• _STORED DATA_
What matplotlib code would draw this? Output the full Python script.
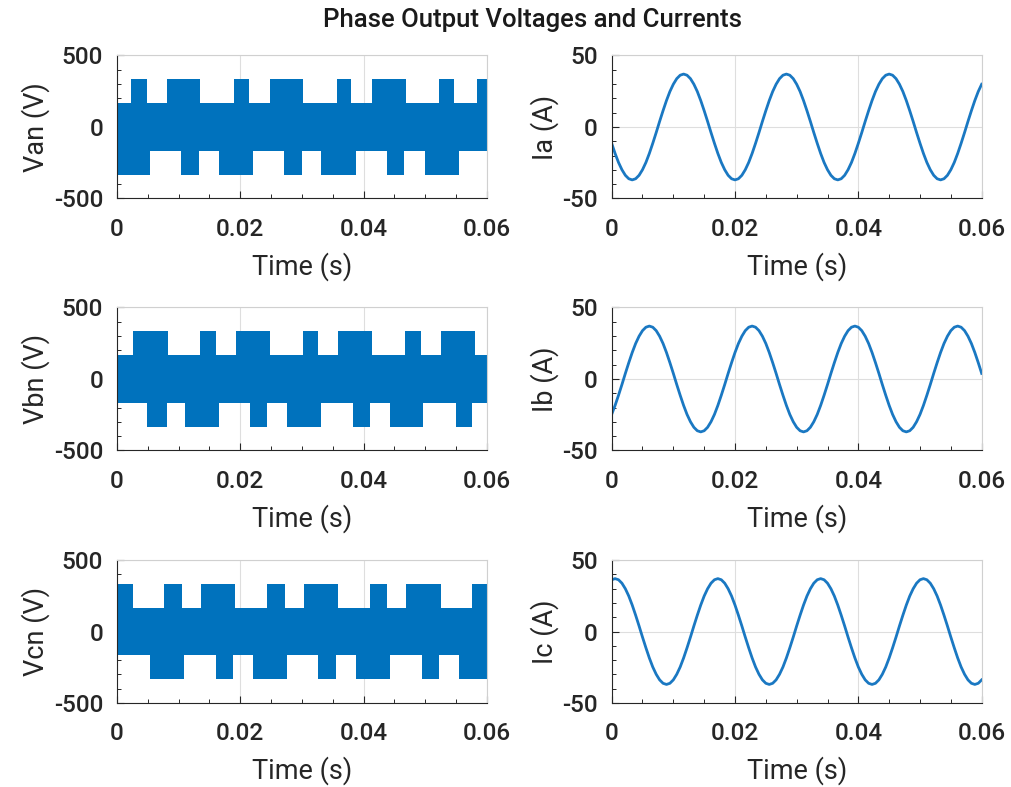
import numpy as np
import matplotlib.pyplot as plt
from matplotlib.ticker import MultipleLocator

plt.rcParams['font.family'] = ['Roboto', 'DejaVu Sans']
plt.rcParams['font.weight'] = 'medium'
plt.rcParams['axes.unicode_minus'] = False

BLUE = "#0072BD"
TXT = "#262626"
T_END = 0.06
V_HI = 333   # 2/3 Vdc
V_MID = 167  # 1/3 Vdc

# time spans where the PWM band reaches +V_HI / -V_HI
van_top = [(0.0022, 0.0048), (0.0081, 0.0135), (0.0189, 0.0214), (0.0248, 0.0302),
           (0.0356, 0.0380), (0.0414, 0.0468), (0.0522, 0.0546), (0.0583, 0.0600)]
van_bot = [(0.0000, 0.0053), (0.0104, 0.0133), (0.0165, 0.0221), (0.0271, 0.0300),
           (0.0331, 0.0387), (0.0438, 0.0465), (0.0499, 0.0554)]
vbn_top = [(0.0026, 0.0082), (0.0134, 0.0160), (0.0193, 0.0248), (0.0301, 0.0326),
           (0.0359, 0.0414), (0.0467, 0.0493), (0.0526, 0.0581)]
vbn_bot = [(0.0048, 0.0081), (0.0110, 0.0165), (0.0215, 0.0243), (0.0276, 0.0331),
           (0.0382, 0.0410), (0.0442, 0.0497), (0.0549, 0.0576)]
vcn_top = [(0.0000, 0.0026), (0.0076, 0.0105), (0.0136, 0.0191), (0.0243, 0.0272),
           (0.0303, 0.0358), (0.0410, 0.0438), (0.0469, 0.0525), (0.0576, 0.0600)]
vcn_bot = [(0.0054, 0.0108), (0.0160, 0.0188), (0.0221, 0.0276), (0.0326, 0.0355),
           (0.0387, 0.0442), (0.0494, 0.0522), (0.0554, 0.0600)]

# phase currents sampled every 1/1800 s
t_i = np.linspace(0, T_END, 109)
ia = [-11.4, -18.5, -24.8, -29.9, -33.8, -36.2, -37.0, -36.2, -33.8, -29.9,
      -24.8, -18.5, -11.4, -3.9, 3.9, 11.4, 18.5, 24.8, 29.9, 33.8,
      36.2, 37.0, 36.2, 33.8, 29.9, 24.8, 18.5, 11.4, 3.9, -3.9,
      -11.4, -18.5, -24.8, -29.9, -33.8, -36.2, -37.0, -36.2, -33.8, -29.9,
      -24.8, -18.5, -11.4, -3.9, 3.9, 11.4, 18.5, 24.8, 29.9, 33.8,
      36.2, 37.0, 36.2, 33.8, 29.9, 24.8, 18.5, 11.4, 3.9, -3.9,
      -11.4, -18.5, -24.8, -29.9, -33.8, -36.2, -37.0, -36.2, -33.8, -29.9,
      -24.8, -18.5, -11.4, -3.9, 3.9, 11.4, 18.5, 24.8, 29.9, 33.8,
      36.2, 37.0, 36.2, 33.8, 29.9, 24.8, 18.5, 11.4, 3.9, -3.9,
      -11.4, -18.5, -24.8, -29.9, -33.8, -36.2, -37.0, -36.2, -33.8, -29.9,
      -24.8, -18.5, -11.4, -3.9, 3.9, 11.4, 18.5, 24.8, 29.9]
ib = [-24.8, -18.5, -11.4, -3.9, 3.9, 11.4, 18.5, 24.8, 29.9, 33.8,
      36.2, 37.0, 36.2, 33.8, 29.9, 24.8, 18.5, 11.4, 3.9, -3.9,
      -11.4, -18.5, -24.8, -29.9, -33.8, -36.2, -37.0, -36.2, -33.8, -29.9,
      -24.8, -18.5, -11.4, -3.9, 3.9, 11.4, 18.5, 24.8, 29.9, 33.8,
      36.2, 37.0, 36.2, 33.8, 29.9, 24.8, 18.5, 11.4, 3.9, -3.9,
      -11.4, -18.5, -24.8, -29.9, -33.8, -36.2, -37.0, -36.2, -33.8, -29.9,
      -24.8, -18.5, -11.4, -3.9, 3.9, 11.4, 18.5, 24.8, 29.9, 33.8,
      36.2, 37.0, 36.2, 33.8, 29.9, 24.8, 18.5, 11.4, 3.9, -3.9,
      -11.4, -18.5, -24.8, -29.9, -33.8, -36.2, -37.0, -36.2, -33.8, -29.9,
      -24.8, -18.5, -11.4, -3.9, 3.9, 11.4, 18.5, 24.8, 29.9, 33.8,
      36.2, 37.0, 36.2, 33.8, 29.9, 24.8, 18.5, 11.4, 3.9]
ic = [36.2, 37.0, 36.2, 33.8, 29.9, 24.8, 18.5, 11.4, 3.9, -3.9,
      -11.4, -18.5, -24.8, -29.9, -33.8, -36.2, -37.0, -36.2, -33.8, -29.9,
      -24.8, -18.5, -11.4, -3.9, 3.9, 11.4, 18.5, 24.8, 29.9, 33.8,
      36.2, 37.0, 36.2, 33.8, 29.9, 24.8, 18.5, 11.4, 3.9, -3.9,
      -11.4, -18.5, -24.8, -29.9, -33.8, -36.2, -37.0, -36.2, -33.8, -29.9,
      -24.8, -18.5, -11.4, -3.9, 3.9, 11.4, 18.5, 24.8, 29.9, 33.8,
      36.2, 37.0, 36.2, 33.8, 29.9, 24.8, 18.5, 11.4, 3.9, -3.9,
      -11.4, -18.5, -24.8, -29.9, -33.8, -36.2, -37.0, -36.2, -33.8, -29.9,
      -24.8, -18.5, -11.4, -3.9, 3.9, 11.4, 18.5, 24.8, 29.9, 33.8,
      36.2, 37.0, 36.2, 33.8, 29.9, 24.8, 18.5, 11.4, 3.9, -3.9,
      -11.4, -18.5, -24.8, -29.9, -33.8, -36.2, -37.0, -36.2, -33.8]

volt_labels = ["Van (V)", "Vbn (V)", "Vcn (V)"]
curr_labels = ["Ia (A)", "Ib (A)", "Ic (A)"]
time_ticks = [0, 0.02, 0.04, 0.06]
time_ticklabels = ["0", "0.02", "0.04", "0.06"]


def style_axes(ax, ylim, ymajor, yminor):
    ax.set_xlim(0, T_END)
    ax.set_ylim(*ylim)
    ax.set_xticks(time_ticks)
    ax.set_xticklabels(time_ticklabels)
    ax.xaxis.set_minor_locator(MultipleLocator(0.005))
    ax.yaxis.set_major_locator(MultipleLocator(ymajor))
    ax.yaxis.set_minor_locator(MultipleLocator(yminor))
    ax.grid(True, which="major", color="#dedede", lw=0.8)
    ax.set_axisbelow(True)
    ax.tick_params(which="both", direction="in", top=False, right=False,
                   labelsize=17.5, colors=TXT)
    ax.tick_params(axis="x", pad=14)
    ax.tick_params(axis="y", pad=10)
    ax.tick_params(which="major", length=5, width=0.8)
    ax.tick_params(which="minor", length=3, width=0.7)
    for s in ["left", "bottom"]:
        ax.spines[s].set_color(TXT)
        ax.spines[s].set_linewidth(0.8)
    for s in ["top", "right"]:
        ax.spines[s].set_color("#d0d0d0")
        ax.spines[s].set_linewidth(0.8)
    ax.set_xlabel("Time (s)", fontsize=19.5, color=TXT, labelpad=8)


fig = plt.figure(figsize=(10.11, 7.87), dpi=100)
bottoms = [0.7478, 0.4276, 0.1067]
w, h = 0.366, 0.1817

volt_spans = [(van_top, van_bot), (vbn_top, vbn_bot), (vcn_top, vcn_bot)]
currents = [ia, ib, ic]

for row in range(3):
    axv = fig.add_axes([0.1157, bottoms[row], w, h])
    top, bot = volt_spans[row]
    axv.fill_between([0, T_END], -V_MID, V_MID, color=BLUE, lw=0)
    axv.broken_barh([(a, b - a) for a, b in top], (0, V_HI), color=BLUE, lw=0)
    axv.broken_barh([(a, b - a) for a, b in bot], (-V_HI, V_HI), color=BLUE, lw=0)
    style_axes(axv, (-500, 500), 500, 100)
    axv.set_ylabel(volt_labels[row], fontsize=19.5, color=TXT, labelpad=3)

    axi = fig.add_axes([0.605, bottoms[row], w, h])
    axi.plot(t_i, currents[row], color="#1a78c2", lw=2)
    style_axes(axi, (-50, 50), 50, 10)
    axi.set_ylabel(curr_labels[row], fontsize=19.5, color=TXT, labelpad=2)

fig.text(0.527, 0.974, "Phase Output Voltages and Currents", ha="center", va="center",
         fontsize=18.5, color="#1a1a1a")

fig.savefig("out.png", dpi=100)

• _EXERCISE INSTRUCTIONS_
Scan the listing above. Collect all lines with the word "Output".

• _SOLUTION FOR THIS EXERCISE_
What matplotlib code would draw this? Output the full Python script.
fig.text(0.527, 0.974, "Phase Output Voltages and Currents", ha="center", va="center",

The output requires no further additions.